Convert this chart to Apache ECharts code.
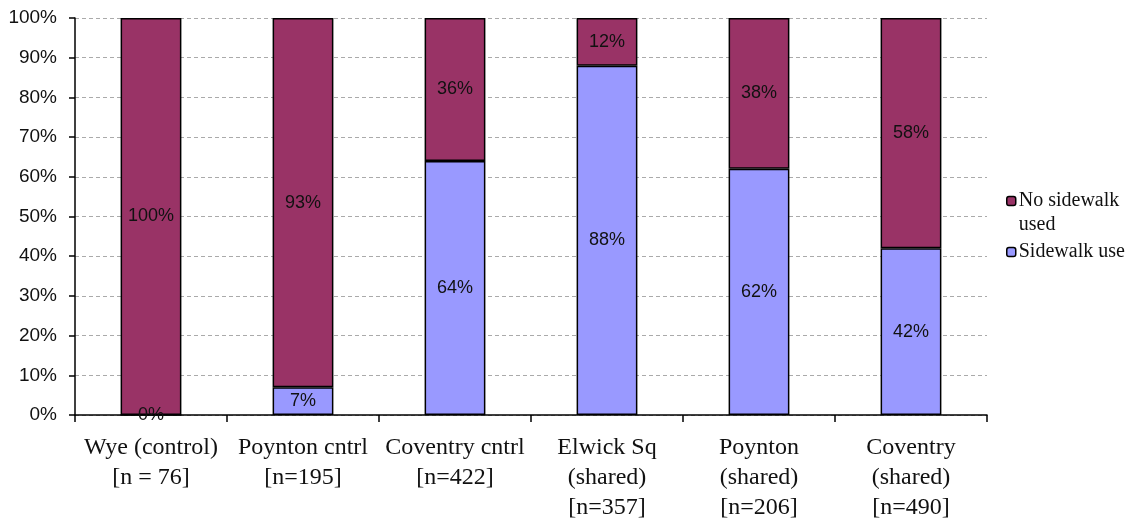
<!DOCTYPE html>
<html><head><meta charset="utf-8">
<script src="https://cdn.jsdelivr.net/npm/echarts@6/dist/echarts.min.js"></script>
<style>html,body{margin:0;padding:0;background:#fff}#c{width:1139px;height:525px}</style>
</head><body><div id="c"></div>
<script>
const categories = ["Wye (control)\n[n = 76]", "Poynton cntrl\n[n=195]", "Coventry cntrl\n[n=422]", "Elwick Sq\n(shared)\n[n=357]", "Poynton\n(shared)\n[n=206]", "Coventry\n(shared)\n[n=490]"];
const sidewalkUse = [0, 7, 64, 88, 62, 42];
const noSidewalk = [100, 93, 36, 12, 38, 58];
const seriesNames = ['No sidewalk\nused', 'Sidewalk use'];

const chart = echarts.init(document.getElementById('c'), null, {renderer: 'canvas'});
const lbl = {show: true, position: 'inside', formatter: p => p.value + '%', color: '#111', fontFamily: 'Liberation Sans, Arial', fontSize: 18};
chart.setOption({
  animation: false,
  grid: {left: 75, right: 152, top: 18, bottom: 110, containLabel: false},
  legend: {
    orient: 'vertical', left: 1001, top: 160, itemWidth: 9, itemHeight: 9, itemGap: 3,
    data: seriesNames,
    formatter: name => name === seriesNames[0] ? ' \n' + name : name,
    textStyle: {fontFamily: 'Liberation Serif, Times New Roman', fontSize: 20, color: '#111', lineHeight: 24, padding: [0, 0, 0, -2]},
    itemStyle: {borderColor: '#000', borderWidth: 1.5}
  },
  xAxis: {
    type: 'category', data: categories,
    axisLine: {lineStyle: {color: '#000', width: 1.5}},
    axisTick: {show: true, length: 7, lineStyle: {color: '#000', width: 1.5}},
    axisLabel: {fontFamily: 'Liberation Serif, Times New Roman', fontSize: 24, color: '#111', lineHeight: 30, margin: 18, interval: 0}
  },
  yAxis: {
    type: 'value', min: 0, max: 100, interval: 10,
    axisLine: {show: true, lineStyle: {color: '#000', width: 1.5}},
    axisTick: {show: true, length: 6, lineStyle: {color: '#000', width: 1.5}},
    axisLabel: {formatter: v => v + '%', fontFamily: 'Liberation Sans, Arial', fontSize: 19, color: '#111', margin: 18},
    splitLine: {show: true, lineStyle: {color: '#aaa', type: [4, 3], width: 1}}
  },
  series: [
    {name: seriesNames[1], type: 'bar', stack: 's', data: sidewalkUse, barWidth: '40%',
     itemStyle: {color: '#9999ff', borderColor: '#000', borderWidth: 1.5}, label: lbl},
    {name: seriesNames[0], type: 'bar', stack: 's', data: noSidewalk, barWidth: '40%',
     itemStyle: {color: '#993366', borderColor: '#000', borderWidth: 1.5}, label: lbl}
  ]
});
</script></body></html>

- _Problem to work on_
Give back every line exactly as it stands, pictures excluded.

- _Final result_
Convert this chart to Apache ECharts code.
<!DOCTYPE html>
<html><head><meta charset="utf-8">
<script src="https://cdn.jsdelivr.net/npm/echarts@6/dist/echarts.min.js"></script>
<style>html,body{margin:0;padding:0;background:#fff}#c{width:1139px;height:525px}</style>
</head><body><div id="c"></div>
<script>
const categories = ["Wye (control)\n[n = 76]", "Poynton cntrl\n[n=195]", "Coventry cntrl\n[n=422]", "Elwick Sq\n(shared)\n[n=357]", "Poynton\n(shared)\n[n=206]", "Coventry\n(shared)\n[n=490]"];
const sidewalkUse = [0, 7, 64, 88, 62, 42];
const noSidewalk = [100, 93, 36, 12, 38, 58];
const seriesNames = ['No sidewalk\nused', 'Sidewalk use'];

const chart = echarts.init(document.getElementById('c'), null, {renderer: 'canvas'});
const lbl = {show: true, position: 'inside', formatter: p => p.value + '%', color: '#111', fontFamily: 'Liberation Sans, Arial', fontSize: 18};
chart.setOption({
  animation: false,
  grid: {left: 75, right: 152, top: 18, bottom: 110, containLabel: false},
  legend: {
    orient: 'vertical', left: 1001, top: 160, itemWidth: 9, itemHeight: 9, itemGap: 3,
    data: seriesNames,
    formatter: name => name === seriesNames[0] ? ' \n' + name : name,
    textStyle: {fontFamily: 'Liberation Serif, Times New Roman', fontSize: 20, color: '#111', lineHeight: 24, padding: [0, 0, 0, -2]},
    itemStyle: {borderColor: '#000', borderWidth: 1.5}
  },
  xAxis: {
    type: 'category', data: categories,
    axisLine: {lineStyle: {color: '#000', width: 1.5}},
    axisTick: {show: true, length: 7, lineStyle: {color: '#000', width: 1.5}},
    axisLabel: {fontFamily: 'Liberation Serif, Times New Roman', fontSize: 24, color: '#111', lineHeight: 30, margin: 18, interval: 0}
  },
  yAxis: {
    type: 'value', min: 0, max: 100, interval: 10,
    axisLine: {show: true, lineStyle: {color: '#000', width: 1.5}},
    axisTick: {show: true, length: 6, lineStyle: {color: '#000', width: 1.5}},
    axisLabel: {formatter: v => v + '%', fontFamily: 'Liberation Sans, Arial', fontSize: 19, color: '#111', margin: 18},
    splitLine: {show: true, lineStyle: {color: '#aaa', type: [4, 3], width: 1}}
  },
  series: [
    {name: seriesNames[1], type: 'bar', stack: 's', data: sidewalkUse, barWidth: '40%',
     itemStyle: {color: '#9999ff', borderColor: '#000', borderWidth: 1.5}, label: lbl},
    {name: seriesNames[0], type: 'bar', stack: 's', data: noSidewalk, barWidth: '40%',
     itemStyle: {color: '#993366', borderColor: '#000', borderWidth: 1.5}, label: lbl}
  ]
});
</script></body></html>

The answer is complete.